İktidar, umudu tükettiğinde...
Emre Kongar 01 Ocak 1970
Toplumsal, ekonomik ve dolayısıyla siyasal olaylar birdenbire ortayaçıkmazlar:
Her iktidar değişiminin arkasında mutlaka, toplumsal ve ekonomik süreçler ve bu süreçlere bağlı olarak siyasal oluşumlar vardır.
Erdoğan/AKP iktidarının da sonu gelmiştir, değişim mukadderdir!
(Arapça ve Eski Türkçe meraklısı muhataplarım iyice anlasınlar diye “mukadder” dedim. Aslında “alın yazısı” demek ama, ben burada “kaçınılmaz” anlamında kullandım.)
Erdoğan/AKP iktidarının sonunu getiren toplumsal, ekonomik ve bunlara bağlı olan siyasal süreçleri şöyle özetlemek olanaklıdır:
1) Demokrasiyi geliştireceğine söz vermiş, tam tersine, başta muhalefet ve medya özgürlüğü olmak kaydıyla temel hak ve özgürlükleri sınırlamış ve kısıtlamıştır.
2) Türkiye’yi Avrupa Birliği’ne sokacağına söz vermiş, tam tersine, ülkeyi AB’den uzaklaştırmıştır.
3) Yargıyı güçlendireceğine ve bağımsızlaştıracağına söz vermiş, tam tersine, yargıyı siyasetin emrine vererek Hukuk Devleti’ni tahrip etmiştir.

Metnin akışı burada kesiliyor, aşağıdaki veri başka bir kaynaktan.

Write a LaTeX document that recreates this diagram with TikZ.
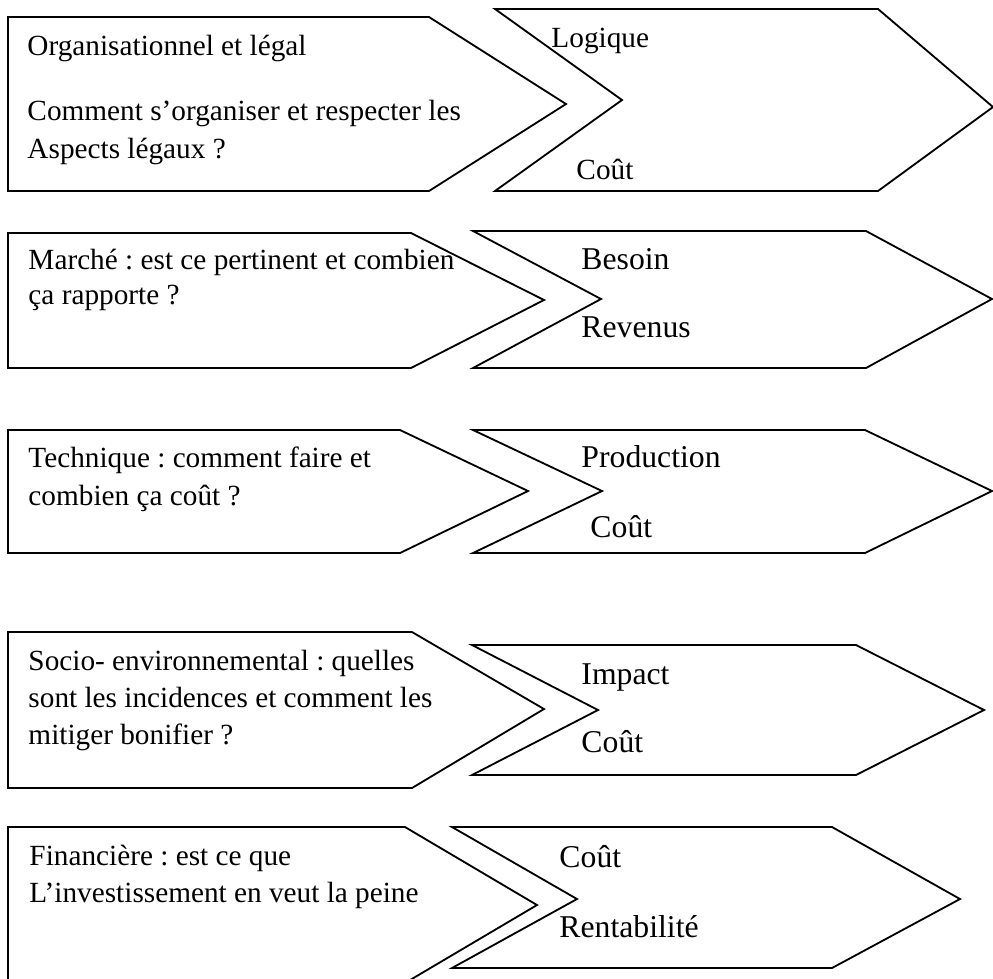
\documentclass[tikz,border=0pt]{standalone}
\usepackage{fontspec}
\setmainfont{Liberation Serif}
\usepackage{tikz}
\frenchspacing

\begin{document}
\begin{tikzpicture}[x=0.41pt,y=-0.41pt,
    bloc/.style={draw,line width=0.75pt,line join=miter},
    txt/.style={anchor=base west,inner sep=0pt,font=\fontsize{12}{14}\selectfont},
    big/.style={txt,font=\fontsize{13}{15}\selectfont}]
        \useasboundingbox (0,0) rectangle (993,978);

        % row 1
        \draw[bloc] (8,17) -- (429,17) -- (566,104) -- (429,191) -- (8,191) -- cycle;
        \draw[bloc] (495,9) -- (878,9) -- (993,107) -- (878,191) -- (495,191) -- (622,100) -- cycle;
        \path
        (27,55) node[txt](org) {Organisationnel et légal}
        (27,120) node[txt](orgq) {Comment s’organiser et respecter les}
        (27,158) node[txt](orgq2) {Aspects légaux ?}
        (551,47) node[txt](logique) {Logique}
        (576,179) node[txt](cout1) {Coût}
        ;

        % row 2
        \draw[bloc] (8,233) -- (411,233) -- (544,300) -- (411,368) -- (8,368) -- cycle;
        \draw[bloc] (473,231) -- (866,231) -- (992,299) -- (866,368) -- (473,368) -- (601,299) -- cycle;
        \path
        (28,269) node[txt](marche) {Marché : est ce pertinent et combien}
        (28,304) node[txt](marche2) {ça rapporte ?}
        (581,269) node[big](besoin) {Besoin}
        (581,337) node[big](revenus) {Revenus}
        ;

        % row 3
        \draw[bloc] (8,430) -- (400,430) -- (528,491) -- (400,553) -- (8,553) -- cycle;
        \draw[bloc] (473,430) -- (865,430) -- (992,491) -- (865,553) -- (473,553) -- (602,491) -- cycle;
        \path
        (28,467) node[txt](tech) {Technique : comment faire et}
        (28,505) node[txt](tech2) {combien ça coût ?}
        (581,467) node[big](prod) {Production}
        (590,537) node[big](cout3) {Coût}
        ;

        % row 4
        \draw[bloc] (8,632) -- (412,632) -- (544,709) -- (412,788) -- (8,788) -- cycle;
        \draw[bloc] (472,645) -- (856,645) -- (984,710) -- (856,775) -- (472,775) -- (598,710) -- cycle;
        \path
        (28,670) node[txt](socio) {Socio- environnemental : quelles}
        (28,707) node[txt](socio2) {sont les incidences et comment les}
        (28,744) node[txt](socio3) {mitiger bonifier ?}
        (581,684) node[big](impact) {Impact}
        (581,752) node[big](cout4) {Coût}
        ;

        % row 5
        \draw[bloc] (8,827) -- (405,827) -- (537,905) -- (405,983) -- (8,983) -- cycle;
        \draw[bloc] (452,827) -- (832,827) -- (960,899) -- (832,968) -- (452,968) -- (577,899) -- cycle;
        \path
        (29,865) node[txt](fin) {Financière : est ce que}
        (29,902) node[txt](fin2) {L’investissement en veut la peine}
        (559,867) node[big](cout5) {Coût}
        (559,937) node[big](renta) {Rentabilité}
        ;
      \end{tikzpicture}
\end{document}
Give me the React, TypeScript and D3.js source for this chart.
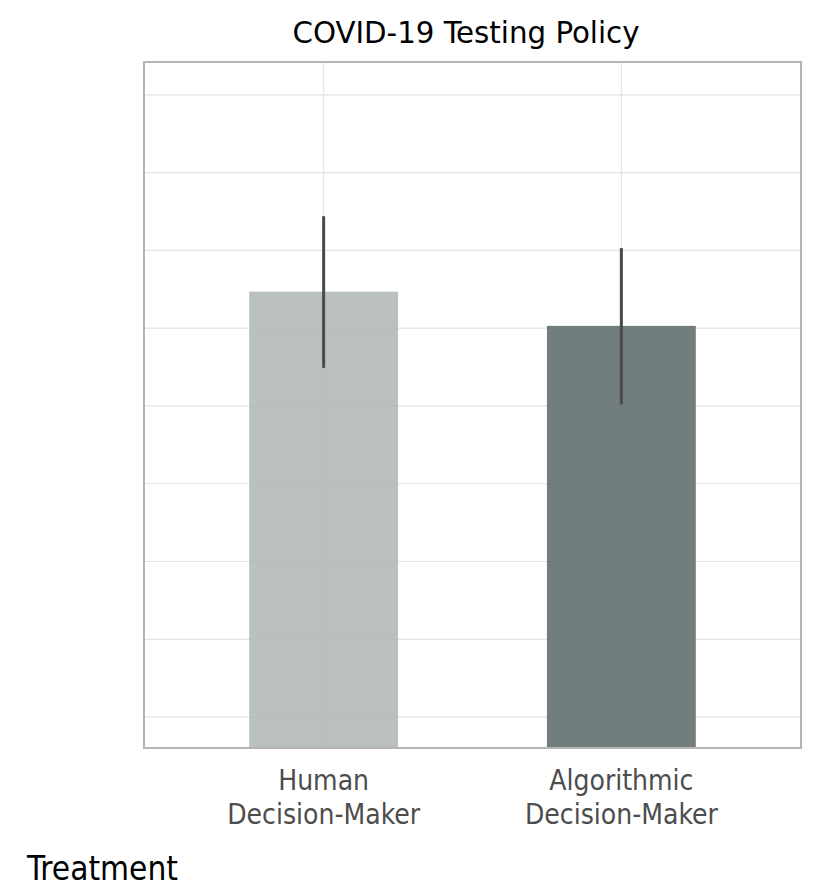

4) Ekonomiyi güçlendireceğine, enflasyonu önleyeceğine söz vermiş, tam tersine, enflasyonu yeniden azdırmış, Cumhuriyet döneminin bütün ekonomik ve endüstriyel kazanımlarını satmış, ülkeyi sadece toprak yağmasına ve inşaat sektörüne mahkûm etmiş, ABD Doları’na eşitleyeceğini öne sürdüğü Türk Lirası’nı doların dörtte birine düşürmüştür.
5) Rüşveti ve yolsuzluğu önleyeceğim demiş, rüşvet ve yolsuzluk iddiaları ayyuka çıkmış, uluslararası mahkemelere kadar yansımıştır.
6) Kürt sorununu çözeceğini ve bu sorunu istismar eden PKK terörünü bitireceğini söylemiş, tam tersine, toplumu etnik eksende daha da ayrıştırmış, üstelik PKK örgütlenmesini komşulara da ihraç ederek, bu terör örgütünün uluslararası bir güç haline gelmesine yol açmıştır.
7) Bütün uyarılara karşın, Fethullah Gülen Cemaatini devletin en kritik yerlerine yerleştirmiş ve sonunda 15 Temmuz 2016 kalkışmasına yol açmıştır.
8) OHAL’i kaldıracağı sözünü vermiş, tam tersine, ülkeyi OHAL ile yönetmeye başlamıştır.
9) Eğitimde reform sözü vermiş, eğitim ve öğretimi çağ gerisine götürmüştür.
10) “Komşularla sıfır sorun demiş”, komşularla savaşa girmiştir.
11) “Seçim kazandım ama iktidar olamadım” demiş, yasama, yürütme ve yargının bütün yetkilerini, fiilen tek adamın elinde toplamıştır.
12) Anayasayı değiştirerek “Cumhurbaşkanlığı Hükümet Sistemi” denilen ucube bir “Tek Adam Rejimi” kurmuş, yine de yetkiye doymamıştır!
***
Seçmenler, genellikle, aile gelenekleri, yüz yüze temas, güven ve en önemlisi de umut ile oy kullanırlar:
1) Erdoğan/AKP iktidarı, her konuda verdiği sözlerin tam tersini yapmış, seçmenin umudunu tüketmiştir.
2) Üstelik çok sık ve çok hızlı politika değişiklikleri yaptığı için seçmenin güvenini de yitirmiştir...
3) Hem de bu güven sarsılması ve umudun tükenişi, fiilen Tek Adam Yönetimi döneminde yaşanmıştır...
Yani zaten uygulanan Tek Adam Yönetimi için veya herhangi bir temel konuda yeni bir umut üretmesi olanaklı görünmüyor...
Bu nedenlerle “Erdoğan/AKP iktidarının değişmesi mukadderdir”diyorum!